Pardon us from another turkey dinner

24 November 2004

 

 

Thanksgiving: a perfectly decent holiday ruined by a mediocre meal.

 

It's not supposed to be that way. It's supposed to be a grand feast, the year's best meal. And front and center on the table is the turkey, plopped down to oohs and ahs, elaborately carved and served in piles. It may be our most widely followed tradition; the National Turkey Federation claims 97 percent of all Americans eat turkey on Thanksgiving Day.

 

And the other 3 percent?

 

They're the smart ones.

 

Let me be blunt. We have been bamboozled. We may pretend otherwise but the truth is turkey is bland and flavorless. It's hard to imagine a more insipid centerpiece to a meal.

 

This week, home chefs are in a panic. Low heat or high? Humid oven or not? Get it wrong and the thing tastes like dry sawdust.

 

But cook it just right? It tastes like wet sawdust.

 

Think about it. The highest praise you'll hear offered around tomorrow's table will be, "It's so moist."

 

Great. So is water.

 

Proof of my argument is the simple fact that most of us feast on roast turkey but once a year. If it were so compellingly delicious, you'd see it on plates every week.

 

But no. Except around Thanksgiving, fresh turkey is almost impossible to find. No one wants it. Nor will you see it in restaurants. There are steak houses almost every block in Boston. Turkey houses? Not a one. Chefs have made their marks with most other foodstuffs: Gordon Hamersley and roast chicken; Chris Schlesinger and fish; Lydia Shire and, gulp, organ meats.

 

Turkey? When it comes to gourmet, the best you've got is guys with bad teeth hovering over their turkey fryers. Sure, consumption is up; it's doubled over the last 25 years.
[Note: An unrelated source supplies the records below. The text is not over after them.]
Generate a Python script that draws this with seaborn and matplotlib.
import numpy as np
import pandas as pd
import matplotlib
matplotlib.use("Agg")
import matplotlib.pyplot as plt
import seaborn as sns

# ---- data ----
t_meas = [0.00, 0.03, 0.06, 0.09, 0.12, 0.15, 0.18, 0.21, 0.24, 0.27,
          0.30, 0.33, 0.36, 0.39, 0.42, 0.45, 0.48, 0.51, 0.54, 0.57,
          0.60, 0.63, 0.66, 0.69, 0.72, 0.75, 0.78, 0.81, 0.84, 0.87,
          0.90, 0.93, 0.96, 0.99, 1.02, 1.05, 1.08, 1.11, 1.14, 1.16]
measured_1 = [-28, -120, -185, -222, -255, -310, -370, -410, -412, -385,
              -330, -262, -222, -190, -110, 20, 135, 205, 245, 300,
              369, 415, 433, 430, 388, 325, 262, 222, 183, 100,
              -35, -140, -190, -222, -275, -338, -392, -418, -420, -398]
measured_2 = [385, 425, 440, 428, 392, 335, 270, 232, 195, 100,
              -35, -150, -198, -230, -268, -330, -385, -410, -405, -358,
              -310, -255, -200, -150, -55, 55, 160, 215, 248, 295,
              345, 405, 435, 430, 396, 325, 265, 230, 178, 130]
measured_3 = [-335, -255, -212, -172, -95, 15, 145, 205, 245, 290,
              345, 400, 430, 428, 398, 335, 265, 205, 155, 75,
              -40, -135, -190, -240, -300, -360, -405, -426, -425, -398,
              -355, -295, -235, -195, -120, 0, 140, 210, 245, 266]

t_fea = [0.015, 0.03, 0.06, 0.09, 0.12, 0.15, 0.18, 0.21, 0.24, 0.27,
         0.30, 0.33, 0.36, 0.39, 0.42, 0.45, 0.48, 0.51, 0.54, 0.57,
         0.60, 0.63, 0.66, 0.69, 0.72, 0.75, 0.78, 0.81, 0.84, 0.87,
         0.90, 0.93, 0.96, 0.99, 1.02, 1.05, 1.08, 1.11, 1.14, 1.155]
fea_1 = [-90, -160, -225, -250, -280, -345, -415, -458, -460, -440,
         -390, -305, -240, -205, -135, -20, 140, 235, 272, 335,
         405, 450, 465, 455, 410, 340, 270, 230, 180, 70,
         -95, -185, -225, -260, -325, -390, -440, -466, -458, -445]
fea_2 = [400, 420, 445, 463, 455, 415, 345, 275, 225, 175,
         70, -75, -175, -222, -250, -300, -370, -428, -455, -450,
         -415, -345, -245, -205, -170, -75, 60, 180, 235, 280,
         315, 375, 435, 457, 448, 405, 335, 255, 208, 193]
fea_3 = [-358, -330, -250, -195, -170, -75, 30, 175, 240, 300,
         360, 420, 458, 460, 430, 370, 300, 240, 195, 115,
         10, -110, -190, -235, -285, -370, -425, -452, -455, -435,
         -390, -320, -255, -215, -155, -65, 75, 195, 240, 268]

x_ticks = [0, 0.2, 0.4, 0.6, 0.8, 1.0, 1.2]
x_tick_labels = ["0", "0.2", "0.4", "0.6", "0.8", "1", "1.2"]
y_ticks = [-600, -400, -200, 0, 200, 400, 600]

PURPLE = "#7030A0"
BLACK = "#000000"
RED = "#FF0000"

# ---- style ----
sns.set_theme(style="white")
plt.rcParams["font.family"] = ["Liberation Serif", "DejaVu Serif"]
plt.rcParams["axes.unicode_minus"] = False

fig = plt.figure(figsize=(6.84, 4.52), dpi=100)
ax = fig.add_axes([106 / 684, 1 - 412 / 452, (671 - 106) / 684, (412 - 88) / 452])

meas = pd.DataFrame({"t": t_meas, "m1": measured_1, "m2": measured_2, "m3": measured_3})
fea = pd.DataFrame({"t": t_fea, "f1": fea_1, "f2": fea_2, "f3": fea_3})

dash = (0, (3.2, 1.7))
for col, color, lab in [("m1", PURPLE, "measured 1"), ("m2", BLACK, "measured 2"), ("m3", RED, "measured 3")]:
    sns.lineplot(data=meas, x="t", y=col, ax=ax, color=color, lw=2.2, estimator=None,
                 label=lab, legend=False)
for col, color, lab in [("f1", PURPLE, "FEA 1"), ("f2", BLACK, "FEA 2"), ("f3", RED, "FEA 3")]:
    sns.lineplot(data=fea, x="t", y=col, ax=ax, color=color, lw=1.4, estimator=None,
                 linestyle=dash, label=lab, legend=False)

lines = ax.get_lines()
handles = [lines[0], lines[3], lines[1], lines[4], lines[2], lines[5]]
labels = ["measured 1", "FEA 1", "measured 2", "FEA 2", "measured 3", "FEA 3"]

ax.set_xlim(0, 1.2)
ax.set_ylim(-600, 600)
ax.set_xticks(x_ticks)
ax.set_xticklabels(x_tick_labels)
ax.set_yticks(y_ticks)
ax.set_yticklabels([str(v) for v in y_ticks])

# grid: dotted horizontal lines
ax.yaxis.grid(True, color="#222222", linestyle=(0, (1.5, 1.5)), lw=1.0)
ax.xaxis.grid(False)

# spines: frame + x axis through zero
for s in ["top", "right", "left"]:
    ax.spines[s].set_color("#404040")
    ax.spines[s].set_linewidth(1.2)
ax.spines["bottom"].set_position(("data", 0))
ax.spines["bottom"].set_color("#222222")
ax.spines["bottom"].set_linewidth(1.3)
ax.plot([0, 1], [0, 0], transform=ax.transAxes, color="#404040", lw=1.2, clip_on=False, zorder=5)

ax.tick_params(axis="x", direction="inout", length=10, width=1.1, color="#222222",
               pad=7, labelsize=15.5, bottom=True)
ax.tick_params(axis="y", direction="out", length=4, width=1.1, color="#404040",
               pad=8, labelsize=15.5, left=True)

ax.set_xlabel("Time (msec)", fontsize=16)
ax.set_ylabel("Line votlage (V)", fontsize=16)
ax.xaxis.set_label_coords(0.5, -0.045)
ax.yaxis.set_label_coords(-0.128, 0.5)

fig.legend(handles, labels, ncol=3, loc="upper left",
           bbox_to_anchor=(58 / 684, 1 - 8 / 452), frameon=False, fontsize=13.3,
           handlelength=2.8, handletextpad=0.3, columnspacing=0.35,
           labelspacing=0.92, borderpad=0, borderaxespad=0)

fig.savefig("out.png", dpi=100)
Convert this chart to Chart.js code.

Turkey has become our latest ersatz meat, kind of like tofu with feathers, substituting for the real thing in such delectables as turkey burgers, turkey sausage and turkey pastrami. That's because it's healthy, the turkey lobbyists say. I suppose it must be; most things that are good for you aren't particularly good tasting.

 

Even worse, turkey seems to set the tone for the entire Thanksgiving meal. The spread consists of an array of foods few of us otherwise touch. Cranberry sauce. Stuffing (imagine: deliberately eating soggy bread). Pearl onions. Root vegetables.

 

How did we arrive at this sorry state of affairs?

 

You can't blame the Pilgrims. Sure, in 1621 there were wild turkeys - wily, slim and able to fly, unlike today's domesticated behemoths. But in all likelihood, the immigrants from Europe were eating other foods: duck, venison and lobster. In other words, good foods.

 

Almost four centuries later, we're stuck with turkey. Why? The British had a tradition of eating goose at celebrations; perhaps some dimwit mixed one bird up with the other. Or maybe it's because turkey is cheap, a way to feed a crowd without spending much. But I think the real reason is that we're just victims of a first-rate lobbying job. Since 1947, turkey producers have made a ceremonial presentation of a live bird to the president, who then "pardons" it so that it can live out its days on a farm. If we had been doing the same thing with snails, we might be eating escargot for the holiday.

 

Don't get me wrong. Thanksgiving is a wonderful day, filled with football, parades and the anticipation of a month-long shopping spree. It's a rare opportunity to gather together with family and friends. Most importantly, it's an occasion for gratitude, a chance to contemplate just how extraordinarily lucky each of us really is.

 

But couldn't we do all that over chateaubriand?